* Start MATERIAL SUPPLIED *

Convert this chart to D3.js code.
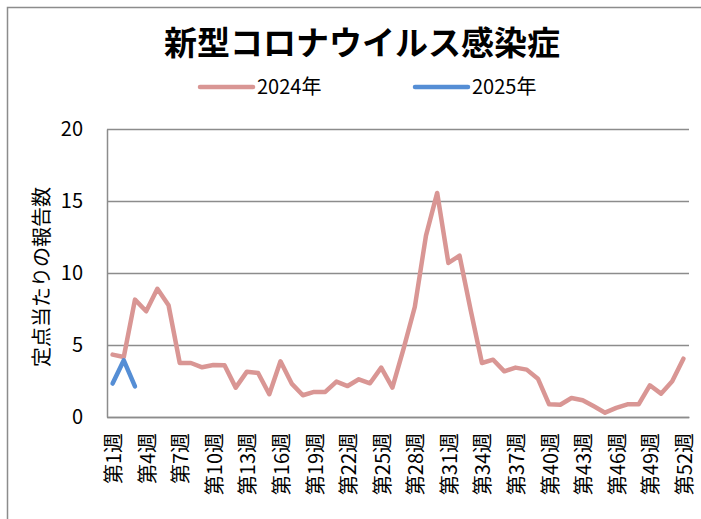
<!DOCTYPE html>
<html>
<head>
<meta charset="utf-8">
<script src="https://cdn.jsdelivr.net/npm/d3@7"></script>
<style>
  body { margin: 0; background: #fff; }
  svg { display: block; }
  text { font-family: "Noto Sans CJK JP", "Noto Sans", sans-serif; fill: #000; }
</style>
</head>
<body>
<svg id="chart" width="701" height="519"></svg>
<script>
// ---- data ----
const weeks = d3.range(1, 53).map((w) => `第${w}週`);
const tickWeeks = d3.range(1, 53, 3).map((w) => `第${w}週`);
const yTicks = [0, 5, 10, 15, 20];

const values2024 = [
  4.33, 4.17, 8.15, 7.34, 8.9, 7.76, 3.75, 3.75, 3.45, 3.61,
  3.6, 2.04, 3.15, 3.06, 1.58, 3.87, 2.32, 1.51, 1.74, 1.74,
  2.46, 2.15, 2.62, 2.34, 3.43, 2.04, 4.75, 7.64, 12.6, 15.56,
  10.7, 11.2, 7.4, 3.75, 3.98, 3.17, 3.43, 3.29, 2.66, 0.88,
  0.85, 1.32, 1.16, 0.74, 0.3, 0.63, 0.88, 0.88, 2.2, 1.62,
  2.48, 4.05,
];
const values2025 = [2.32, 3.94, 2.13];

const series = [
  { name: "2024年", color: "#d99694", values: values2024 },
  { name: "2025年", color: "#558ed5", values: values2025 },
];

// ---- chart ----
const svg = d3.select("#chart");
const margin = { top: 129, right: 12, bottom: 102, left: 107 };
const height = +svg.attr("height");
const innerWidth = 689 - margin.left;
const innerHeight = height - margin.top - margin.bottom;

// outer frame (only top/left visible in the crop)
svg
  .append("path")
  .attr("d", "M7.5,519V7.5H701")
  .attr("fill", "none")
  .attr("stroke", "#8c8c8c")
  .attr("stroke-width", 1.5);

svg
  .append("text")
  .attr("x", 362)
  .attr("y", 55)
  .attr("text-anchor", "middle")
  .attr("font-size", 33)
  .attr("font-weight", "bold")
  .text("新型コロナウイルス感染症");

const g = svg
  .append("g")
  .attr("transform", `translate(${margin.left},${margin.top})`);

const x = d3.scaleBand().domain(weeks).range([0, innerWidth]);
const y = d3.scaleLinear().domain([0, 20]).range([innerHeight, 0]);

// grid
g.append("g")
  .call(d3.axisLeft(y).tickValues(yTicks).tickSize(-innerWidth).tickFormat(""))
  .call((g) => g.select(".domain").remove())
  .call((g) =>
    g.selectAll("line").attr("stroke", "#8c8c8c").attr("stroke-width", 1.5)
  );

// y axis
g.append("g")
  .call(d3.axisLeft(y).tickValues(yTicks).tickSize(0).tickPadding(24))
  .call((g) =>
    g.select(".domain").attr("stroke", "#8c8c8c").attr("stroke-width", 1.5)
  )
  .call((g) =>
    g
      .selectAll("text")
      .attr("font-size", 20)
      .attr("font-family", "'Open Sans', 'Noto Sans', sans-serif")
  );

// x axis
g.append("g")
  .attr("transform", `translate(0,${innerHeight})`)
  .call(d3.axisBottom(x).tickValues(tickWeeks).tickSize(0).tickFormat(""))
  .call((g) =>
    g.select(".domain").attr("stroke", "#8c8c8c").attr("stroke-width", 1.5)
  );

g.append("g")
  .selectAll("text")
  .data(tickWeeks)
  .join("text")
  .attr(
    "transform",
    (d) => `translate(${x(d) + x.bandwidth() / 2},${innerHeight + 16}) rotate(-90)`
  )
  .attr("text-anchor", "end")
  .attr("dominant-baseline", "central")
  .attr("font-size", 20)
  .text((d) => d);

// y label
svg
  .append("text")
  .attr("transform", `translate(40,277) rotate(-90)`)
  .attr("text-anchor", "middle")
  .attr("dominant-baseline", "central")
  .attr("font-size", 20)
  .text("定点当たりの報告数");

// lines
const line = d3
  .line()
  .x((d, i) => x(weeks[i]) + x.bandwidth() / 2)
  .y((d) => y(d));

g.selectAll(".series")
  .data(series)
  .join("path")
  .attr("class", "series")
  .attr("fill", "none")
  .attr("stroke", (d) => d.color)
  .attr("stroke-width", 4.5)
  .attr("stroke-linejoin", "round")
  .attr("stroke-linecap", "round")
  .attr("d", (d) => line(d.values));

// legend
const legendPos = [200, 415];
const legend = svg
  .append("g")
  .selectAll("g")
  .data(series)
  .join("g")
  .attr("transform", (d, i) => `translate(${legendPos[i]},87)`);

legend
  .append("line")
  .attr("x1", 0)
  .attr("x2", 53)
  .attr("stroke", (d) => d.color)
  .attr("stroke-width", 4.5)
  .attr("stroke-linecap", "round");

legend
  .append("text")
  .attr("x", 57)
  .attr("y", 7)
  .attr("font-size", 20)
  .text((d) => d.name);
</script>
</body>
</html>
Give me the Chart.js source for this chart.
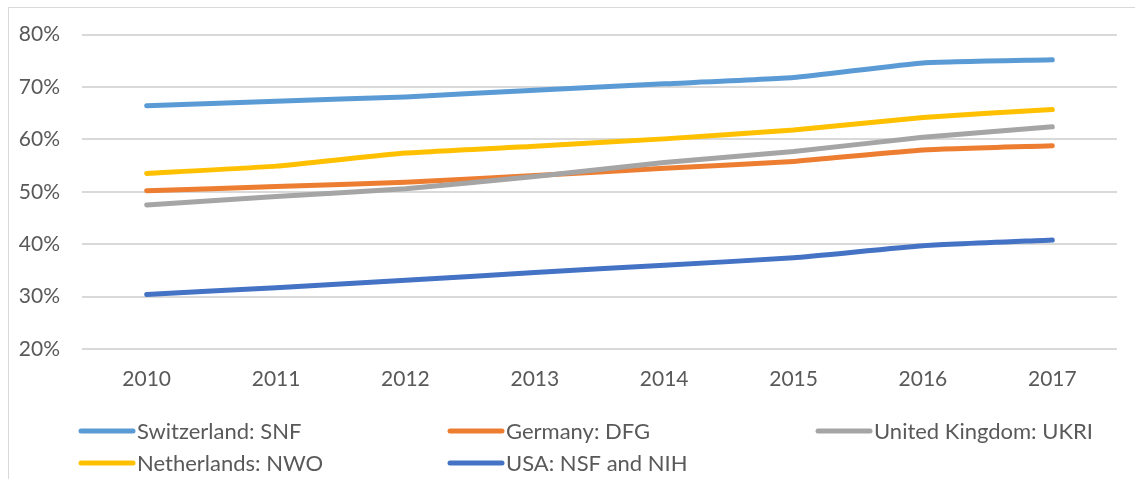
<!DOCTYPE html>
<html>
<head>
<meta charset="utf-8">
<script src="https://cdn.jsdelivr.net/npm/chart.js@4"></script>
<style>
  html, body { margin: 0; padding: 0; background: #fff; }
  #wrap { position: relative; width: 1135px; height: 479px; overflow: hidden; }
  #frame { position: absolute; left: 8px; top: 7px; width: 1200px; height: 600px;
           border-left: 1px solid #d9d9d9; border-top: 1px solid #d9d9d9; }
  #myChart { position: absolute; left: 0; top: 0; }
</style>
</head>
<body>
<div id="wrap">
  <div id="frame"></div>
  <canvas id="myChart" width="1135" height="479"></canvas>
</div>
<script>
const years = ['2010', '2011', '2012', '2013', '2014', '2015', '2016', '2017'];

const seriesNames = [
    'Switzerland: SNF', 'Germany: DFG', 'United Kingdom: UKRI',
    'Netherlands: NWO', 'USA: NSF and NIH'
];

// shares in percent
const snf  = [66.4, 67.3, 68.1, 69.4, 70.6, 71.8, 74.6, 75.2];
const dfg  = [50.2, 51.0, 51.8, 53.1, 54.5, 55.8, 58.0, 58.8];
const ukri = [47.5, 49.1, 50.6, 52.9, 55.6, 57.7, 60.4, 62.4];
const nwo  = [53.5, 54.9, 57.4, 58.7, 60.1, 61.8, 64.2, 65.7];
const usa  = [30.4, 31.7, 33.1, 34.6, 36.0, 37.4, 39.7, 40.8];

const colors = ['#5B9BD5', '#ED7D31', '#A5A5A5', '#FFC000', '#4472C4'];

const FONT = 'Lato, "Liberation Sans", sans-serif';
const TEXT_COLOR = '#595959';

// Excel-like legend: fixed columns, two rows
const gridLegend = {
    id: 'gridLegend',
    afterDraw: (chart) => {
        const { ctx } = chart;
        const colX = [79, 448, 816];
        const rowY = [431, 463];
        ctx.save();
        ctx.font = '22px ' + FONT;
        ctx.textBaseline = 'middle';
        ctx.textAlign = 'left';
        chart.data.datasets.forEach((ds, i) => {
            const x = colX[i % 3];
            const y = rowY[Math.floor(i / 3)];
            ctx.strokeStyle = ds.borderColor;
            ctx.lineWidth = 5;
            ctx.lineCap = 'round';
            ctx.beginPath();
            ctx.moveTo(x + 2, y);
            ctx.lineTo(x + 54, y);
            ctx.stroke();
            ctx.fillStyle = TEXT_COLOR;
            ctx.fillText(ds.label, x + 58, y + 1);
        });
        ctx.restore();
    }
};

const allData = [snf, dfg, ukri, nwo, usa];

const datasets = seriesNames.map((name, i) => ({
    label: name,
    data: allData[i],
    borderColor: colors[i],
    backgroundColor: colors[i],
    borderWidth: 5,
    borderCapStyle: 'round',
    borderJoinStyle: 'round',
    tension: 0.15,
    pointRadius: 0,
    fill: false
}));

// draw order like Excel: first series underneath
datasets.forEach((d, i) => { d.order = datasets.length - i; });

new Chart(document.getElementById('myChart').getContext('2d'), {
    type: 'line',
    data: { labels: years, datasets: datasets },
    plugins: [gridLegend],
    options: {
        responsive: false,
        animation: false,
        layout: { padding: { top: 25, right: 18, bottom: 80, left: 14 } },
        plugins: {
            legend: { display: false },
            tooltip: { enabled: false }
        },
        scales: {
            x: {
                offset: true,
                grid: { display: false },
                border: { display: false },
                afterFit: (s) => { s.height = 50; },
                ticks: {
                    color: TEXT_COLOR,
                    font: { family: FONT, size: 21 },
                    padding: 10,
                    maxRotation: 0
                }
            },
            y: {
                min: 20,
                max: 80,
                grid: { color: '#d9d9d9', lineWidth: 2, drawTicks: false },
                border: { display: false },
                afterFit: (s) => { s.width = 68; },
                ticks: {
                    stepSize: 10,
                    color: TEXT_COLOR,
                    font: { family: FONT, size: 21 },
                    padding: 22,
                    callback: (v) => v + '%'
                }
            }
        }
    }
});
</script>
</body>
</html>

* End MATERIAL SUPPLIED *

TO BE DONE: From the first line of the entries above down to the line holding "const yTicks = [0, 5, 10, 15, 20];", quote each line exactly and nothing else, skipping pictures.

RESULT FOR THIS TASK:
Convert this chart to D3.js code.
<!DOCTYPE html>
<html>
<head>
<meta charset="utf-8">
<script src="https://cdn.jsdelivr.net/npm/d3@7"></script>
<style>
  body { margin: 0; background: #fff; }
  svg { display: block; }
  text { font-family: "Noto Sans CJK JP", "Noto Sans", sans-serif; fill: #000; }
</style>
</head>
<body>
<svg id="chart" width="701" height="519"></svg>
<script>
// ---- data ----
const weeks = d3.range(1, 53).map((w) => `第${w}週`);
const tickWeeks = d3.range(1, 53, 3).map((w) => `第${w}週`);
const yTicks = [0, 5, 10, 15, 20];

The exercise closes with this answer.